Anche le statistiche ufficiali risentono della mancanza di omogeneità: centri studi, associazioni e istituzioni utilizzano criteri diversi, con il risultato di produrre numeri non sempre comparabili tra Paesi o periodi diversi. Una classificazione chiara migliorerebbe anche l’efficacia della comunicazione da parte dei costruttori e della pubblicità, contribuendo a un mercato più trasparente e maturo.

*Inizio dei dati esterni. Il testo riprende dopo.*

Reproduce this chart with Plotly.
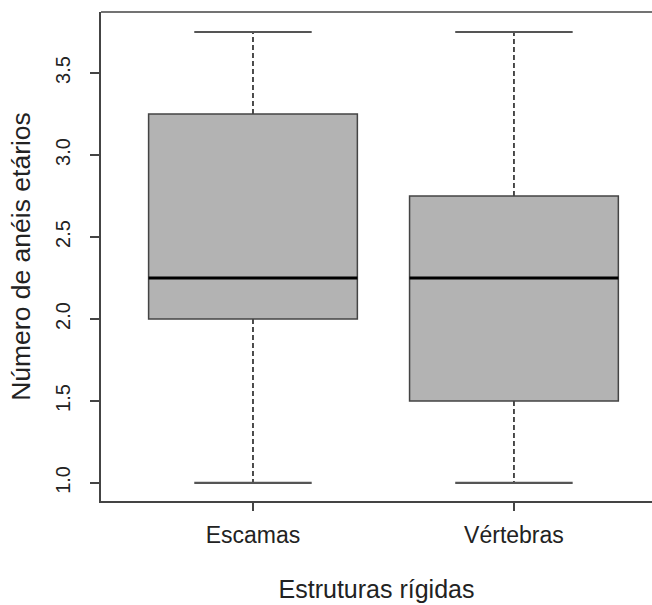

Un’evoluzione lunga oltre un secolo
La storia dell’auto ibrida ha radici antiche. Già nel 1900 Ferdinand Porsche progettava la Semper Vivus, un veicolo con trazione elettrica e generatore termico. Ma la vera svolta è arrivata nel 1997 con la Toyota Prius, seguita dalla Honda Insight. Da allora, l’ibrido ha vissuto una crescita costante, con l’introduzione di nuove soluzioni come quelle elencate. La tecnologia si è estesa anche alle vetture sportive, premium e a elevata autonomia elettrica.

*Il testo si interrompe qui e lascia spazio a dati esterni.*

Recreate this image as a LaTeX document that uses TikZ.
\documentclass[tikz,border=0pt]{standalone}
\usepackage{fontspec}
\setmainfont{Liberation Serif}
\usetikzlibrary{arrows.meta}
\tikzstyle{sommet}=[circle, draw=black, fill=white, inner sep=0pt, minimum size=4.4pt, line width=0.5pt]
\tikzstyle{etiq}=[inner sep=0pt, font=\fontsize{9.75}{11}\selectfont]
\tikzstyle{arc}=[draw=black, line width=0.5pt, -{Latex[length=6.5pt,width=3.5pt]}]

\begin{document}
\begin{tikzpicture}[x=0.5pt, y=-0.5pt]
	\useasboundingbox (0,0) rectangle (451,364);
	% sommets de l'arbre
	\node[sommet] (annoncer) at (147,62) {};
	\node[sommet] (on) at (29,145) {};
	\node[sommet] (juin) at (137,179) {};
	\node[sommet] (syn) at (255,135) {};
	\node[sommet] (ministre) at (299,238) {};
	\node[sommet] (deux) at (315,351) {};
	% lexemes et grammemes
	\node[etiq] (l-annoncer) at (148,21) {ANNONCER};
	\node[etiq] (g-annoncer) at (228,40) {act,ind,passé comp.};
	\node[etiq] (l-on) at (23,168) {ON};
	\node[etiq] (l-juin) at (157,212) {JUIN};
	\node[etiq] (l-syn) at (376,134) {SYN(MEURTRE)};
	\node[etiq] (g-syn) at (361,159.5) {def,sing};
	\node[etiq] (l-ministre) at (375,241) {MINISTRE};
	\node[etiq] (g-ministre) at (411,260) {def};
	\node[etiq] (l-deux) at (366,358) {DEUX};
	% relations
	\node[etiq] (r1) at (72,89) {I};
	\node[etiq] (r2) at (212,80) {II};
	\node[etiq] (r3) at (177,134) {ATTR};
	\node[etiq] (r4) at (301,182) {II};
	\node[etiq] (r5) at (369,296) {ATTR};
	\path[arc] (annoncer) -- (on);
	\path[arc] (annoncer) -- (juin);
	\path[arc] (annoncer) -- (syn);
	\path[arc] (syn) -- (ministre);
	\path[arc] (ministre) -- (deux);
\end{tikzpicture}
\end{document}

Negli ultimi anni, la diffusione delle batterie agli ioni di litio e l’aumento della capacità energetica hanno spinto i limiti dell’ibrido sempre più vicini a quelli dell’elettrico puro. Alcuni modelli PHEV raggiungono ormai percorrenze superiori ai 100 km in elettrico, con velocità e potenza comparabili alle full electric. In parallelo, i costruttori cinesi stanno portando sul mercato europeo tecnologie ibride particolarmente sofisticate, capaci di alzare ulteriormente l’asticella delle prestazioni e dell’efficienza. Tutto questo contribuisce ad aumentare la complessità del mercato e rende ancora più urgente una classificazione univoca.
Perché serve una classificazione standard
1. Per il consumatore: una classificazione chiara aiuta a confrontare modelli diversi e fare scelte consapevoli.
2. Per il legislatore: serve per indirizzare incentivi, regole di circolazione e standard di omologazione.
3. Per il mercato: una definizione univoca rende i dati confrontabili tra Paesi, agevolando strategie commerciali e industriali.
4. Per la transizione ecologica: una visione trasparente delle tecnologie aiuta a valorizzare le soluzioni più efficaci nella riduzione delle emissioni.